**AVAILABLE DATA**
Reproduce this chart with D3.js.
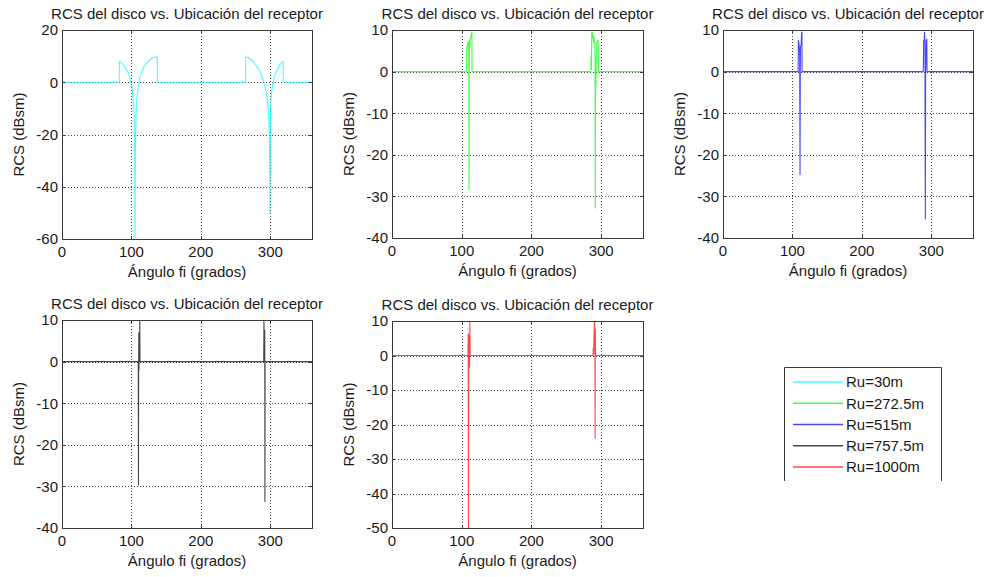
<!DOCTYPE html>
<html>
<head>
<meta charset="utf-8">
<script src="https://cdn.jsdelivr.net/npm/d3@7"></script>
<style>
  html, body { margin: 0; padding: 0; background: #fff; }
  svg { display: block; }
  text { font-family: Arial, "Liberation Sans", Helvetica, sans-serif; fill: #1a1a1a; }
</style>
</head>
<body>
<svg id="fig" width="993" height="577"></svg>
<script>
// Receiver azimuth (degrees) and disc RCS (dBsm) for each receiver distance Ru
const phi30  = [0, 82.5, 82.6, 85, 88.3, 91, 95.5, 98, 100.3, 101.5, 102.7, 103.5, 104.1, 104.6, 105.1, 105.6, 106.2, 107, 108.5, 110, 112, 115, 118, 122, 126, 129, 131.5, 134, 137.2, 137.3, 264.4, 264.5, 268, 271, 275.4, 280, 285, 289, 292.3, 294.5, 296, 297.1, 298, 298.8, 299.5, 300, 300.5, 301.5, 302.5, 304, 306, 308.8, 311, 313.5, 316, 318.6, 318.7, 360];
const rcs30  = [0, 0, 8, 7.6, 6.7, 5.6, 3.5, 1.6, -1.6, -3.8, -6.8, -10.5, -15.7, -26, -59, -28, -16, -9.5, -4.5, -1.5, 1.7, 4.2, 5.9, 7.4, 8.5, 9.1, 9.5, 9.6, 9.6, 0, 0, 9.6, 9.5, 9.0, 7.9, 6.3, 4.1, 1.7, -1.6, -4.5, -7.5, -10.6, -15, -24, -50, -20, -8, -5, -2.5, -0.3, 2.3, 4.1, 5.4, 6.6, 7.5, 8, 0, 0];

const phi272 = [0, 106.5, 106.8, 107.3, 107.8, 108.4, 109, 109.6, 110.1, 110.4, 110.8, 111.2, 111.7, 112.3, 113, 113.6, 114.2, 114.6, 114.8, 285.3, 285.6, 286, 286.5, 287.3, 288, 288.6, 289.3, 290, 290.7, 291.2, 291.6, 292, 292.5, 293.2, 294, 295, 295.8, 296.2, 360];
const rcs272 = [0, 0, 1, 6, 5.2, 6.5, 7, 6.4, 7.2, -28.4, 0, 7.5, 6.2, 7.8, 8, 8.8, 9.5, 9.5, 0, 0, 4, 0.5, 9.5, 9.5, 8, 8.6, 7, 8, 6.5, 7, -32.8, -1, -3.4, 5, 7, 7.5, 7.5, 0, 0];

const phi515 = [0, 108.2, 108.5, 109.2, 109.8, 110.4, 110.9, 111.3, 111.6, 112.5, 113.2, 113.7, 113.9, 288.2, 288.5, 289, 289.6, 290.2, 290.8, 291.4, 291.8, 292.2, 292.7, 293.5, 293.8, 360];
const rcs515 = [0, 0, 7.5, 7, 6, 4, -24.8, 0, 6, 6.2, 9.5, 9.5, 0, 0, 1, 7.5, 7, 9.5, 7, -35.4, 0, 3.5, 7.5, 7.8, 0, 0];

const phi757 = [0, 109.8, 110.1, 110.4, 110.6, 110.9, 111.2, 111.6, 112, 112.3, 290.5, 290.8, 291.1, 291.4, 291.7, 292, 292.2, 292.5, 360];
const rcs757 = [0, 0, -29.6, 0, 6.9, -1.9, 5, 0, 9.7, 0, 0, 9.7, 1, 7.7, 0.5, 7.5, -33.6, 0, 0];

const phi1000 = [0, 109, 109.3, 109.7, 110.1, 110.6, 111.3, 111.7, 112, 288.4, 288.7, 289.2, 289.8, 290.4, 290.7, 291, 291.3, 291.6, 292, 360];
const rcs1000 = [0, 0, 6.3, -50, 6, 0, -3.3, 9.6, 0, 0, 2, 0.5, 6, 10, 7.5, 8, -24, 7.5, 0, 0];

const seriesLabels = ["Ru=30m", "Ru=272.5m", "Ru=515m", "Ru=757.5m", "Ru=1000m"];
const seriesColors = ["#00ffff", "#00ff00", "#0000ff", "#000000", "#ff0000"];
const xTicks = [0, 100, 200, 300];
const yTicksWide = [20, 0, -20, -40, -60];
const yTicksMid = [10, 0, -10, -20, -30, -40];
const yTicksDeep = [10, 0, -10, -20, -30, -40, -50];
const titleText = "RCS del disco vs. Ubicación del receptor";
const xLabelText = "Ángulo fi (grados)";
const yLabelText = "RCS (dBsm)";

const panels = [
  { phi: phi30,   rcs: rcs30,   ci: 0, yDom: [-60, 20], yTicks: yTicksWide, box: [62, 312, 30, 239] },
  { phi: phi272,  rcs: rcs272,  ci: 1, yDom: [-40, 10], yTicks: yTicksMid,  box: [392, 643, 30, 238] },
  { phi: phi515,  rcs: rcs515,  ci: 2, yDom: [-40, 10], yTicks: yTicksMid,  box: [723, 973, 30, 238] },
  { phi: phi757,  rcs: rcs757,  ci: 3, yDom: [-40, 10], yTicks: yTicksMid,  box: [62, 312, 320, 528] },
  { phi: phi1000, rcs: rcs1000, ci: 4, yDom: [-50, 10], yTicks: yTicksDeep, box: [392, 643, 321, 528] }
];

const svg = d3.select("#fig");
const FS = 15;

panels.forEach((p, i) => {
  const [x0, x1, y0, y1] = p.box;
  const x = d3.scaleLinear().domain([0, 360]).range([x0, x1]);
  const y = d3.scaleLinear().domain(p.yDom).range([y1, y0]);
  const g = svg.append("g");

  // dotted grid at interior ticks
  g.selectAll("line.gx").data(xTicks.filter(t => t > 0)).enter().append("line")
    .attr("x1", d => Math.round(x(d)) + 0.5).attr("x2", d => Math.round(x(d)) + 0.5)
    .attr("y1", y0).attr("y2", y1)
    .attr("stroke", "#444").attr("stroke-width", 1).attr("stroke-dasharray", "1,2");
  g.selectAll("line.gy").data(p.yTicks.filter(t => t > p.yDom[0] && t < p.yDom[1])).enter().append("line")
    .attr("y1", d => Math.round(y(d)) + 0.5).attr("y2", d => Math.round(y(d)) + 0.5)
    .attr("x1", x0).attr("x2", x1)
    .attr("stroke", "#444").attr("stroke-width", 1).attr("stroke-dasharray", "1,2");

  // data trace, clipped to the axes
  const cid = "clip" + i;
  svg.append("clipPath").attr("id", cid).append("rect")
    .attr("x", x0).attr("y", y0).attr("width", x1 - x0).attr("height", y1 - y0);
  const pts = p.phi.map((a, k) => [a, p.rcs[k]]);
  const line = d3.line().x(d => x(d[0])).y(d => y(d[1]));
  g.append("path").datum(pts)
    .attr("clip-path", `url(#${cid})`)
    .attr("d", line)
    .attr("fill", "none")
    .attr("stroke", seriesColors[p.ci])
    .attr("stroke-opacity", 0.72)
    .attr("stroke-width", 1.1)
    .attr("stroke-linejoin", "round");

  // axes box
  g.append("rect")
    .attr("x", x0 + 0.5).attr("y", y0 + 0.5)
    .attr("width", x1 - x0).attr("height", y1 - y0)
    .attr("fill", "none").attr("stroke", "#3a3a3a").attr("stroke-width", 1);

  // inward tick marks on all four sides
  const tl = 3;
  xTicks.forEach(t => {
    const xx = Math.round(x(t)) + 0.5;
    g.append("line").attr("x1", xx).attr("x2", xx).attr("y1", y1).attr("y2", y1 - tl).attr("stroke", "#3a3a3a");
    g.append("line").attr("x1", xx).attr("x2", xx).attr("y1", y0).attr("y2", y0 + tl).attr("stroke", "#3a3a3a");
  });
  p.yTicks.forEach(t => {
    const yy = Math.round(y(t)) + 0.5;
    g.append("line").attr("x1", x0).attr("x2", x0 + tl).attr("y1", yy).attr("y2", yy).attr("stroke", "#3a3a3a");
    g.append("line").attr("x1", x1).attr("x2", x1 - tl).attr("y1", yy).attr("y2", yy).attr("stroke", "#3a3a3a");
  });

  // tick labels
  g.selectAll("text.xt").data(xTicks).enter().append("text")
    .attr("x", d => x(d)).attr("y", y1 + 18)
    .attr("text-anchor", "middle").attr("font-size", FS)
    .text(d => d);
  g.selectAll("text.yt").data(p.yTicks).enter().append("text")
    .attr("x", x0 - 4).attr("y", d => y(d)).attr("dy", "0.36em")
    .attr("text-anchor", "end").attr("font-size", FS)
    .text(d => d);

  // title and axis labels
  g.append("text").attr("x", (x0 + x1) / 2).attr("y", y0 - 11)
    .attr("text-anchor", "middle").attr("font-size", FS).text(titleText);
  g.append("text").attr("x", (x0 + x1) / 2).attr("y", y1 + 38)
    .attr("text-anchor", "middle").attr("font-size", FS).text(xLabelText);
  g.append("text")
    .attr("transform", `translate(${x0 - 43},${(y0 + y1) / 2}) rotate(-90)`)
    .attr("dy", "0.36em")
    .attr("text-anchor", "middle").attr("font-size", FS).text(yLabelText);
});

// legend (box open at the bottom)
const lg = svg.append("g");
const lx0 = 784, lx1 = 941, ly0 = 367, ly1 = 481;
lg.append("path")
  .attr("d", `M${lx0 + 0.5},${ly1} L${lx0 + 0.5},${ly0 + 0.5} L${lx1 + 0.5},${ly0 + 0.5} L${lx1 + 0.5},${ly1}`)
  .attr("fill", "none").attr("stroke", "#3a3a3a").attr("stroke-width", 1);
const ly = d3.scalePoint().domain(seriesLabels).range([382, 467]);
seriesLabels.forEach((lab, k) => {
  lg.append("line")
    .attr("x1", 793).attr("x2", 843)
    .attr("y1", ly(lab)).attr("y2", ly(lab))
    .attr("stroke", seriesColors[k]).attr("stroke-opacity", 0.72).attr("stroke-width", 1.5);
  lg.append("text").attr("x", 846).attr("y", ly(lab)).attr("dy", "0.36em")
    .attr("font-size", FS).text(lab);
});
</script>
</body>
</html>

**WHAT TO WORK ON**
From the first line above down to the line with "7.5, 8, 0, 0];", reproduce every line and no others, omitting pictures.

**REPLY TO THE TASK**
Reproduce this chart with D3.js.
<!DOCTYPE html>
<html>
<head>
<meta charset="utf-8">
<script src="https://cdn.jsdelivr.net/npm/d3@7"></script>
<style>
  html, body { margin: 0; padding: 0; background: #fff; }
  svg { display: block; }
  text { font-family: Arial, "Liberation Sans", Helvetica, sans-serif; fill: #1a1a1a; }
</style>
</head>
<body>
<svg id="fig" width="993" height="577"></svg>
<script>
// Receiver azimuth (degrees) and disc RCS (dBsm) for each receiver distance Ru
const phi30  = [0, 82.5, 82.6, 85, 88.3, 91, 95.5, 98, 100.3, 101.5, 102.7, 103.5, 104.1, 104.6, 105.1, 105.6, 106.2, 107, 108.5, 110, 112, 115, 118, 122, 126, 129, 131.5, 134, 137.2, 137.3, 264.4, 264.5, 268, 271, 275.4, 280, 285, 289, 292.3, 294.5, 296, 297.1, 298, 298.8, 299.5, 300, 300.5, 301.5, 302.5, 304, 306, 308.8, 311, 313.5, 316, 318.6, 318.7, 360];
const rcs30  = [0, 0, 8, 7.6, 6.7, 5.6, 3.5, 1.6, -1.6, -3.8, -6.8, -10.5, -15.7, -26, -59, -28, -16, -9.5, -4.5, -1.5, 1.7, 4.2, 5.9, 7.4, 8.5, 9.1, 9.5, 9.6, 9.6, 0, 0, 9.6, 9.5, 9.0, 7.9, 6.3, 4.1, 1.7, -1.6, -4.5, -7.5, -10.6, -15, -24, -50, -20, -8, -5, -2.5, -0.3, 2.3, 4.1, 5.4, 6.6, 7.5, 8, 0, 0];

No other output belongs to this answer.